Sean, who now identifies himself as gay, said he realized as he grew older that the relationship with his uncle was entirely one-sided, that "I was just servicing him." Finally in high school, "I just stopped" the relationship, he said.

But he said he did not stop the behavior learned in years of abuse. "I desperately tried to find other figures of that stature. . . . Unfortunately, I went through a few years of searching for love and acceptance in ugly, ugly ways."

Later, he says, he understood his maladjustment. "I used to think all gay men lived their lives by this promiscuous kind of closeted activity. But when I tried to have a few relationships, I could see my intimacy issues were much bigger than I ever anticipated. I don't know if I ever made love in my life."

He has now lived with AIDS for four years. He said his uncle's abuse did not cause him to get AIDS but did start him on a promiscuous lifestyle.

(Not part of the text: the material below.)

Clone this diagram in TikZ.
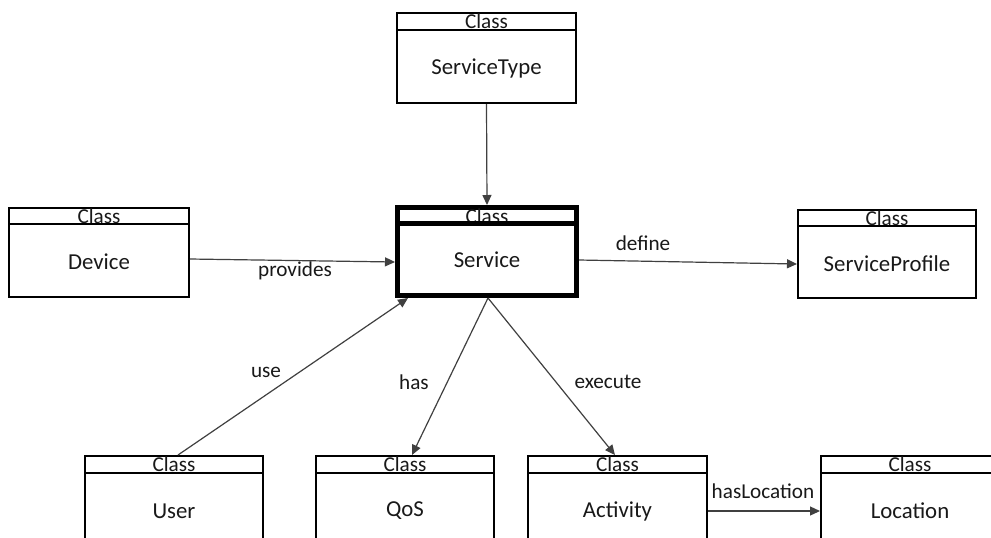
\documentclass[tikz,border=0pt]{standalone}
\usepackage{fontspec}
\setmainfont{Carlito}
\usetikzlibrary{arrows.meta}
\begin{document}
\begin{tikzpicture}[x=0.5pt,y=-0.5pt,
  classbox/.style={draw=black, line width=1pt, inner sep=0pt, fill=white},
  mainbox/.style={classbox, line width=2.5pt},
  hdrline/.style={draw=black, line width=1pt},
  mainhdrline/.style={draw=black, line width=2.5pt},
  hdr/.style={font=\fontsize{10.6}{12}\selectfont, inner sep=0pt, text=black!90},
  nm/.style={font=\fontsize{11.4}{13}\selectfont, inner sep=0pt, text=black!90},
  lbl/.style={font=\fontsize{10.6}{12}\selectfont, inner sep=0pt, text=black!90},
  conn/.style={draw=black!75, line width=0.6pt, -{Triangle[length=5pt,width=4.5pt]}}
]
\useasboundingbox (0,0) rectangle (991,537);
\clip (0,0) rectangle (991,537);
\fill[white] (0,0) rectangle (991,537);

% ServiceType
\node[classbox, minimum width=89.5pt, minimum height=45pt] (st) at (486.5,58) {};
\node[hdr] (sth) at (486.5,21) {Class};
\node[nm] (stn) at (486.5,68) {ServiceType};
\draw[hdrline] (396,30) -- (577,30);

% Service
\node[mainbox, minimum width=89.5pt, minimum height=44pt] (svc) at (487,251.5) {};
\node[hdr] (svch) at (487,216) {Class};
\node[nm] (svcn) at (487,260) {Service};
\draw[mainhdrline] (396,223) -- (578,223);

% Device
\node[classbox, minimum width=90pt, minimum height=44.5pt] (dev) at (99,252.5) {};
\node[hdr] (devh) at (99,216) {Class};
\node[nm] (devn) at (99,262) {Device};
\draw[hdrline] (8,224) -- (190,224);

% ServiceProfile
\node[classbox, minimum width=89pt, minimum height=44pt] (sp) at (887,254) {};
\node[hdr] (sph) at (887,218) {Class};
\node[nm] (spn) at (887,264) {ServiceProfile};
\draw[hdrline] (797,226) -- (977,226);

% User
\node[classbox, minimum width=89pt, minimum height=45pt] (user) at (174,501) {};
\node[hdr] (userh) at (174,464) {Class};
\node[nm] (usern) at (174,511) {User};
\draw[hdrline] (84,473) -- (264,473);

% QoS
\node[classbox, minimum width=89pt, minimum height=45pt] (qos) at (405,501) {};
\node[hdr] (qosh) at (405,464) {Class};
\node[nm] (qosn) at (405,511) {QoS};
\draw[hdrline] (315,473) -- (495,473);

% Activity
\node[classbox, minimum width=89.5pt, minimum height=45pt] (act) at (617.5,501) {};
\node[hdr] (acth) at (617.5,464) {Class};
\node[nm] (actn) at (617.5,511) {Activity};
\draw[hdrline] (527,473) -- (708,473);

% Location
\node[classbox, minimum width=89pt, minimum height=45pt] (loc) at (910,501) {};
\node[hdr] (loch) at (910,464) {Class};
\node[nm] (locn) at (910,511) {Location};
\draw[hdrline] (820,473) -- (1000,473);

% connectors
\draw[conn] (st.south) -- (svc.north);
\draw[conn] ([yshift=-3.25pt]dev.east) -- ([yshift=-5.25pt]svc.west);
\draw[conn] ([yshift=-4.25pt]svc.east) -- ([yshift=-5pt]sp.west);
\draw[conn] ([xshift=2pt]user.north) -- ([xshift=-39.5pt]svc.south);
\draw[conn] ([xshift=0.5pt]svc.south) -- ([xshift=3.5pt]qos.north);
\draw[conn] ([xshift=0.5pt]svc.south) -- ([xshift=-1.25pt]act.north);
\draw[conn] ([yshift=-5pt]act.east) -- ([yshift=-5pt]loc.west);

% labels
\node[lbl] (lprov) at (295,271) {provides};
\node[lbl] (ldef) at (643,243) {define};
\node[lbl] (luse) at (266,372) {use};
\node[lbl] (lhas) at (414,382) {has};
\node[lbl] (lexe) at (608,382) {execute};
\node[lbl] (lhl) at (763,491) {hasLocation};
\end{tikzpicture}
\end{document}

The AIDS, he argues, resulted from "sexual confusion directly related to my uncle's abuse . . . at a time when it's very, very dangerous to be ill-adjusted sexually."

Four years ago, after his brother's death, Sean says, he asked his father to set up a meeting with his uncle. Sean told Father O'Sullivan of his own pain, his suicide attempts as a teen-ager, and how the abuse had affected his family. "I have a very bitter and angry sister because of this. I think there is a lot of shame that my mother carried . . . because she never believed my brother when he came running to her at age 6. No one could believe this could actually be the case."

The meeting produced no great reconciliation. His uncle asked Sean for forgiveness and assured him he had never abused anyone else, even though Sean knew of the 1984 rape conviction and his own brother's abuse. "But by confronting my abuser the roles were reversed. . . . I took the parent, father, adult role in this . . . and he was just a bumbling child, and in that process I regained some of what he took away from me," he said.

It was a hard moment when his uncle asked forgiveness, but in saying no at that time, Sean realized "I had never forgiven myself, and that there was a lot of shame there inside."

He said he kept silent about the experience out of love for his father, and because his uncle's family denied any of the abuse had taken place, even the charge which he pleaded guilty to in 1984. But Sean said that since 1989, he decided to forgive his uncle and not seek prosecution, because of his own poor health and because "I determined not to go on hating." Yet he said he is speaking out now "in hopes of helping someone else.

"I want to help people understand how important it is to resolve these issues, and how important it is for parents to listen to their children when these issues come up, and to see how truly life-threatening denial and avoidance can be."

Paradoxically, through his illness, "I have been gifted with the lesson of love and compassion and forgiveness in a way I never would have experienced . . . And that certainly had a start with me forgiving myself and my uncle."

"The Catholic Church is responsible for my foundation, of realizing how important faith is," Sean said. "I have since found faith in almost everything . . . There's a miracle to be had in everything, even pain and suffering."